Amor e canivetes

Encontrei esta postagem no facebook, de minha amiga Érika Cardoso: “Quando vejo nomes de casais talhados em árvores, não acho ‘meigo’. Acho muito estranho que levem facas a um encontro amoroso!!!”

O espanto de minha amiga, marcado pelos três pontos de exclamação... isso despertou em mim algumas lembranças e algumas considerações sobre o passado, o presente e o às vezes estranho mundo dos homens, esses seres que carregam consigo estigmas profundos de bondades e maldades em iguais proporções, a entrechocar-se sempre com o tal mundo das mulheres, também constituído igualmente de bondades e maldades, mas de teores completamente diversos. Talvez seja estranho, hoje, falar em diferenças entre esses dois mundos, quando o chamado “politicamente correto” pespega o rótulo de machismo a qualquer pensamento que saia um pouco de uma certa curva. E é dessa curva que eu vou sair um pouco, para tentar desvendar o “mistério das facas em encontros de casais”.
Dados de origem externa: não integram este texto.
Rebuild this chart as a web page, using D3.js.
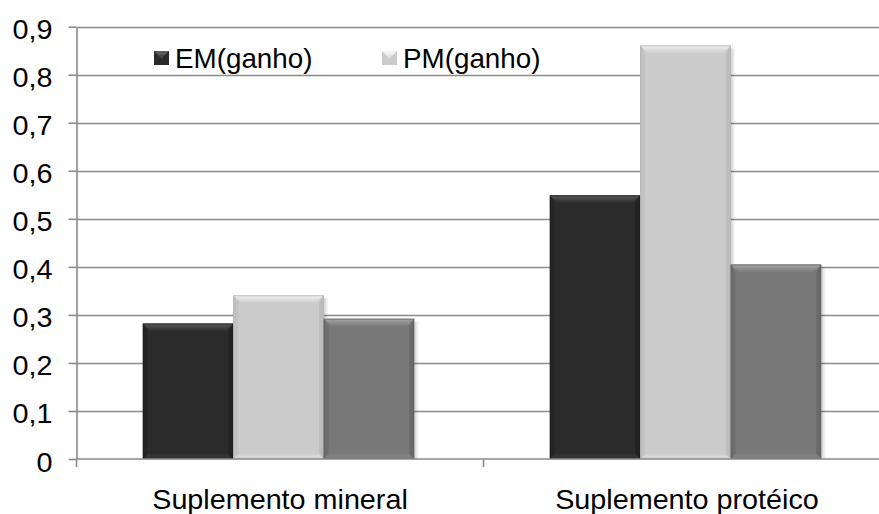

Uma breve história dos anos oitenta, quando lecionava em um grande cursinho de São Paulo: uma manhã, na sala dos professores, ao redor de uma grande mesa, no intervalo das aulas, batendo papo e tomando café, não me lembro por que motivo, saquei de minha bolsa de materiais escolares um canivete, daqueles canivetes suíços, de mil e uma utilidades, mas que não prestam para nada. Para minha surpresa, dos treze ou quatorze professores, todos homens, que ali estavam, quase todos fizeram o mesmo, para divertimento e risos gerais.

Ninguém sabia explicar por que carregava seu canivete. Mas praticamente todos tinham um. Talvez herança de tempos em que portar um canivete era questão quase de sobrevivência: nos tempos antigos, lembro meu avô a picar fumo – com seu canivete, a descascar uma laranja – com seu canivete... Nem vou listar todas as utilidades do famigerado canivete, portado por praticamente todos os homens. O canivete podia até, em momentos de briga e ódio, servir como arma mortal, mas não era exatamente visto como arma, de defesa ou de ataque, era um instrumento de utilidade prática, de uso diário. E quando casais enamorados realmente se enamoravam, o namoro quase sempre escondido, pelo menos em seu início, quase sempre era marcado por encontros em jardins, em bosques, em parques, que os havia em grande quantidade por aí, talvez justamente para o idílio dos pares que se formavam às escondidas de pais furibundos e da moral rígida e hipócrita da época. Ocasião em que, entre juras de amor e beijos roubados – expressão apenas literária, já que ninguém acredita em sã consciência que se roubassem beijos, melhor seria dizer beijos trocados – o ritual amoroso praticamente estipulava que os casais marcassem na árvore mais próxima a data daquele amor e as juras que deveriam crescer ou permanecer enquanto durasse aquele tronco. Então, aí estava a maior e talvez a mais nobre prestação de serviço do canivete: nem se pensava em ataques ou crimes seriais, como hoje as crônicas policiais andam cheias, a justificar o receio de minha amiga Érika.

Não, não estou dizendo que os homens de antanho (sempre imaginei usar essa palavra estranha e fora de moda, numa crônica passadista) fossem mais gentis ou menos violentos, que crimes hediondos havia, sim, e muitos eram cometidos atrozmente contra indefesas mulheres – namoradas, noivas, esposas, filhas – pela sempre presente fúria de homens machistas e perversos, em muitos casos, no chamado sacrossanto recesso do lar. Mas o coração talhado na árvore – a canivete – não devia fazer parte desses temores, era apenas um momento em que essa fúria estava mitigada e transformada em símbolo de amor, de desejo, de promessas, mesmo que tudo isso se esfumaçasse depois, na metamorfose do romance e da paixão na atroz supremacia do marido macho senhor da vida e da morte de suas mulheres.

Hoje, que os canivetes estão fora de moda, que todos portam telefones celulares e outros badulaques, incluindo armas de fogo, realmente estranharia encontrar recém-talhado em algum tronco de parque o velho coração trespassado por uma flecha, com o nome dos enamorados e a data. As redes sociais, às vezes de forma cruel – quando fotos vazadas por pura maldade cumprem o papel de perpetuar uma vingança – estão aí, como árvores sem folhas, sem sombras, sem romantismo, para marcar de forma não tão indelével o encontro dos enamorados. Um canivete, ou uma faca, ou um punhal, seriam, sim, armas bastante suspeitas num encontro amoroso.